* Task brief: Exactly retype the opening line of the entries and every line after it, ending with the line that contains "plt.rcParams['font.family'] = ['Liberation". Skip all pictures.

'''

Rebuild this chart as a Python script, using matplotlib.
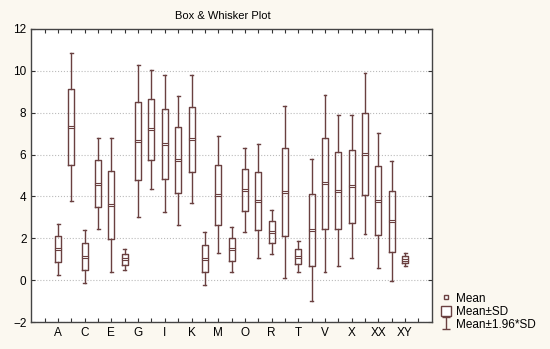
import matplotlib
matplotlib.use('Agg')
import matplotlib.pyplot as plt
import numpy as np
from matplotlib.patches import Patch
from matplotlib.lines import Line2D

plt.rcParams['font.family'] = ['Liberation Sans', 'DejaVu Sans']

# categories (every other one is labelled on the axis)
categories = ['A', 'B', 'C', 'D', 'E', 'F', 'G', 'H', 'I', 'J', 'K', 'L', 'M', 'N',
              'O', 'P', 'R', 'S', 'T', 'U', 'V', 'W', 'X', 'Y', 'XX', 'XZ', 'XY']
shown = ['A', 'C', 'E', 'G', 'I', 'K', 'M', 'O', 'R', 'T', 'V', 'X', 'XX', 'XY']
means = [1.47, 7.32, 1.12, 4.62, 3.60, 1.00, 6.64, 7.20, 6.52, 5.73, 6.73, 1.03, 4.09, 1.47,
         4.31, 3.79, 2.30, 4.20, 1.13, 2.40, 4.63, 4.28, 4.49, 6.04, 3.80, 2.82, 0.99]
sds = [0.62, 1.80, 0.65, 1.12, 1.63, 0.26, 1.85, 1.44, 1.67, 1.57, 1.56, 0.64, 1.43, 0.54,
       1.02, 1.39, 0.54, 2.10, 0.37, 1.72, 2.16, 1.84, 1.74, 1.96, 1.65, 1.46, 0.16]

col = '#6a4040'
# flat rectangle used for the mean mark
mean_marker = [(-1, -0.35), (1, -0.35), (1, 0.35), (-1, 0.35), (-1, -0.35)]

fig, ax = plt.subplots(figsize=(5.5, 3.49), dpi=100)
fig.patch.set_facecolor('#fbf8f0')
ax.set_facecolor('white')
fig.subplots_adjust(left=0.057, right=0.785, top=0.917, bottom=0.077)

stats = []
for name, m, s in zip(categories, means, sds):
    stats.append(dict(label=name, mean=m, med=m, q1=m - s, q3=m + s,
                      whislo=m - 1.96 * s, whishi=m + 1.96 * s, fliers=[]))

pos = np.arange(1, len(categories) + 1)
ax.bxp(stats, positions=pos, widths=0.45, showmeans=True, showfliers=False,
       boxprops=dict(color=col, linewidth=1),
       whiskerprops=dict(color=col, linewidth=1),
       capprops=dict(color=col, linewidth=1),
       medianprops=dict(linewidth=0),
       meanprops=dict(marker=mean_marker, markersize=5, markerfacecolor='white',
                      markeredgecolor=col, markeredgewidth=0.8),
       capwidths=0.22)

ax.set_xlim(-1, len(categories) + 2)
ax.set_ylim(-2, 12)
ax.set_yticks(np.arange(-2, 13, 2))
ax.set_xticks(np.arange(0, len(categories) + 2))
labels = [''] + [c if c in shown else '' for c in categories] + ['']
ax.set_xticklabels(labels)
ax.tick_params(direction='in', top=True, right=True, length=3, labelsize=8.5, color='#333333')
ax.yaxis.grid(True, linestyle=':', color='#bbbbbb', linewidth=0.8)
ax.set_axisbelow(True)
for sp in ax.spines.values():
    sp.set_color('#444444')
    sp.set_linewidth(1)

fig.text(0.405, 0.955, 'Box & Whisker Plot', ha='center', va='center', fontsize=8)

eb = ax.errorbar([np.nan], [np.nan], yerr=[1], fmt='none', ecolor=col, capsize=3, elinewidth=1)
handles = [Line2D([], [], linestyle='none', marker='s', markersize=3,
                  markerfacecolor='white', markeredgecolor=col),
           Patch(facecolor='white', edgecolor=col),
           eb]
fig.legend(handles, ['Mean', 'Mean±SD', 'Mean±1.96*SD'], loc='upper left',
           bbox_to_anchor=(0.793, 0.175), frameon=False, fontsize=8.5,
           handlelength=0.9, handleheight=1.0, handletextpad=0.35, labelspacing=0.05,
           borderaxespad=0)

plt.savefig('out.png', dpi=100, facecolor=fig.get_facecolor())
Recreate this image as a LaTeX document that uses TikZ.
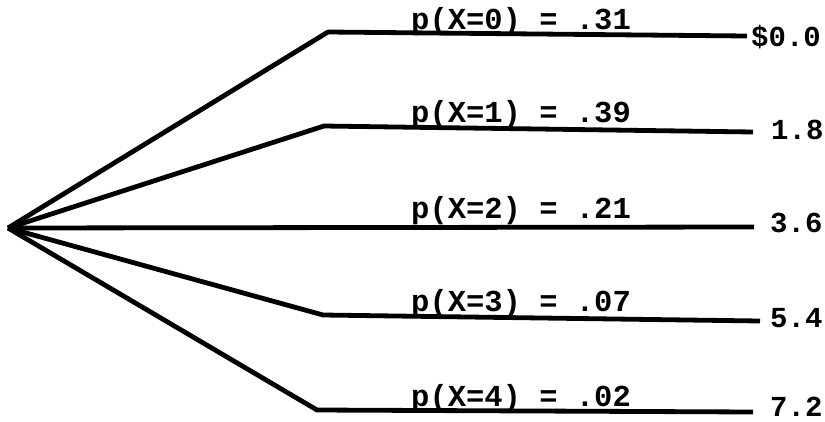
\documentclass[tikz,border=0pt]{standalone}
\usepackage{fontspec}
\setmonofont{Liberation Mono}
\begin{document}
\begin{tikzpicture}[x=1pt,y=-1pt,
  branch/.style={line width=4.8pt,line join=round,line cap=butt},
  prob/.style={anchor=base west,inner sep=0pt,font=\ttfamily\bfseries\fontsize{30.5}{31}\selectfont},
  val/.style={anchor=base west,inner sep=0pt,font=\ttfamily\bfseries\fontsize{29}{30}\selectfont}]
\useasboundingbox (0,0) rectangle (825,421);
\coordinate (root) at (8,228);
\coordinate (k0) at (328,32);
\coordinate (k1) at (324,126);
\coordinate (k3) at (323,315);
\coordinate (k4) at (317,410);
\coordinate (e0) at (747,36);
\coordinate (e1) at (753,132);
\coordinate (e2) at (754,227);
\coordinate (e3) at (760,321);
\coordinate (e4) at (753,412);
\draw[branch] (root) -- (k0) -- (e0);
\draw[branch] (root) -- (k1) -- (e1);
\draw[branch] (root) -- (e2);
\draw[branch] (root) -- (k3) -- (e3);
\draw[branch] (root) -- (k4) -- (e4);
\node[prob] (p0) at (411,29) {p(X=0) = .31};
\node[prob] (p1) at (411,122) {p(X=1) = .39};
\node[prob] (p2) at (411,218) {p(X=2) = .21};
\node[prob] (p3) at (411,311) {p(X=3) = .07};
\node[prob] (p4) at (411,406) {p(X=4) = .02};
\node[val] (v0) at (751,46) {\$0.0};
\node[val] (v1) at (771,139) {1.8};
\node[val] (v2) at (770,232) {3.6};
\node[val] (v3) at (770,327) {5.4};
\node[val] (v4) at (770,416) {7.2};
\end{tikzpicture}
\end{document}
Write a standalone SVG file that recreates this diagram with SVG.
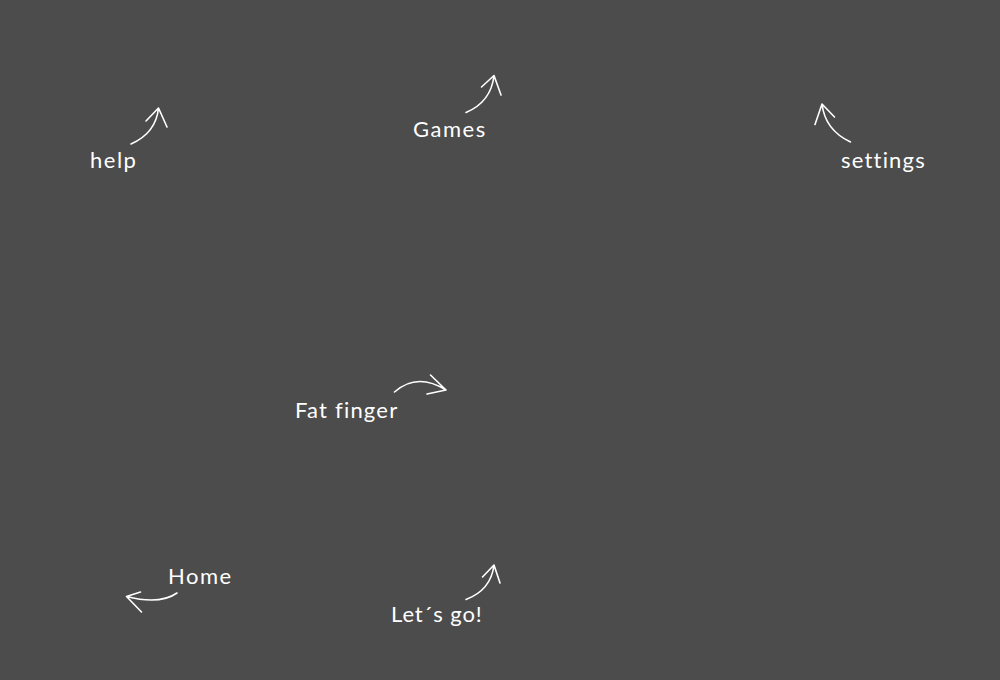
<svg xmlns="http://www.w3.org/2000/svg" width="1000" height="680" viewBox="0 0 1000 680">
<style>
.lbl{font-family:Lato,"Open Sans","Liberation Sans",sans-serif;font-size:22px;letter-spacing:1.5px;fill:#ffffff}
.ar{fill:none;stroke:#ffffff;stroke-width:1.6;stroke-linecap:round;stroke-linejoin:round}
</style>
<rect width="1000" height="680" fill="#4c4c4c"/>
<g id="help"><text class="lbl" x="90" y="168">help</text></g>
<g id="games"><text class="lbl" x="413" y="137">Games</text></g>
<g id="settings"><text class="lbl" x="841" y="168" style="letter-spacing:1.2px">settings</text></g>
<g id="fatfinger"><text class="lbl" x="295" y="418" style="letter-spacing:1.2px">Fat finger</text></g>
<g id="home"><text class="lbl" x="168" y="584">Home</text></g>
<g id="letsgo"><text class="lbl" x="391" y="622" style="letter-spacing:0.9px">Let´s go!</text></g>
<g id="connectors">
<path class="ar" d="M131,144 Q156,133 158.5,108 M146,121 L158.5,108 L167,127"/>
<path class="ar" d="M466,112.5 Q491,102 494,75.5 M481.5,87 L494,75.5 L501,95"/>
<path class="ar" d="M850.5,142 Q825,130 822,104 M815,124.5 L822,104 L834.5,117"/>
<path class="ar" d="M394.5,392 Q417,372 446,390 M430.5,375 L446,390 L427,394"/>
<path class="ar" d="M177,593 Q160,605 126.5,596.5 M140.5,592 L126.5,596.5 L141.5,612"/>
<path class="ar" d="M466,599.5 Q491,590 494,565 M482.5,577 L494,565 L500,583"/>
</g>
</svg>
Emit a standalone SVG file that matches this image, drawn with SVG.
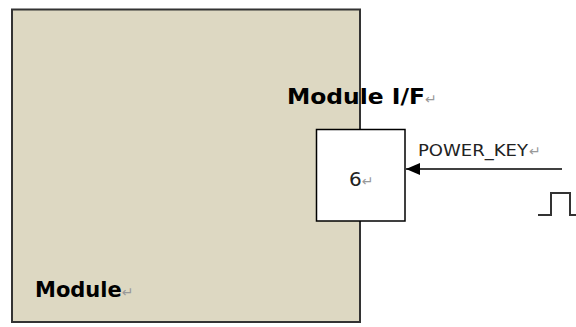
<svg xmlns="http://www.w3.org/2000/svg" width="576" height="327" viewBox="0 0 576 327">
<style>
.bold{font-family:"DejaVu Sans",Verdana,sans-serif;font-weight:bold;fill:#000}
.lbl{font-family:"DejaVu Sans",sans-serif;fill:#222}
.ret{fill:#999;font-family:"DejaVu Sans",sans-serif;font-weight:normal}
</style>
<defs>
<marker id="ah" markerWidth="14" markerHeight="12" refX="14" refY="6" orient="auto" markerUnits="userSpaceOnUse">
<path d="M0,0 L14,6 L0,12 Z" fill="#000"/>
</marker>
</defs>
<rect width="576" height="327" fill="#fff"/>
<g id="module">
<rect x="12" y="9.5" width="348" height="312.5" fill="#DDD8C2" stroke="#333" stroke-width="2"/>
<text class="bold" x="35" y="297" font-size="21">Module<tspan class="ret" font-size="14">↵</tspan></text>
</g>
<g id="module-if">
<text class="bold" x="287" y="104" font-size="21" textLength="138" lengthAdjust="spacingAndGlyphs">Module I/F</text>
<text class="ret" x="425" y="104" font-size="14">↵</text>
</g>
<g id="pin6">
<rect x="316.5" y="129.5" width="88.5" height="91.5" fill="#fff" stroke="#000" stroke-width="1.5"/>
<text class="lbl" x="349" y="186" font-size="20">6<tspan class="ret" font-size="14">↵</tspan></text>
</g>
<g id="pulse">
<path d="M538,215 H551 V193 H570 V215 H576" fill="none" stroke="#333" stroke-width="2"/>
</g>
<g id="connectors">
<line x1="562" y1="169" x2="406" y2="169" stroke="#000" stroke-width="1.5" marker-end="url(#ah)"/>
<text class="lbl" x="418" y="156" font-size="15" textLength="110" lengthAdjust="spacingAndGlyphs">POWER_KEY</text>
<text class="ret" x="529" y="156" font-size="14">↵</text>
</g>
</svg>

'''

* Answer:
Rebuild this chart as a Python script, using matplotlib.
import matplotlib
matplotlib.use('Agg')
import matplotlib.pyplot as plt
import numpy as np
from matplotlib.patches import Patch
from matplotlib.lines import Line2D

plt.rcParams['font.family'] = ['Liberation Sans', 'DejaVu Sans']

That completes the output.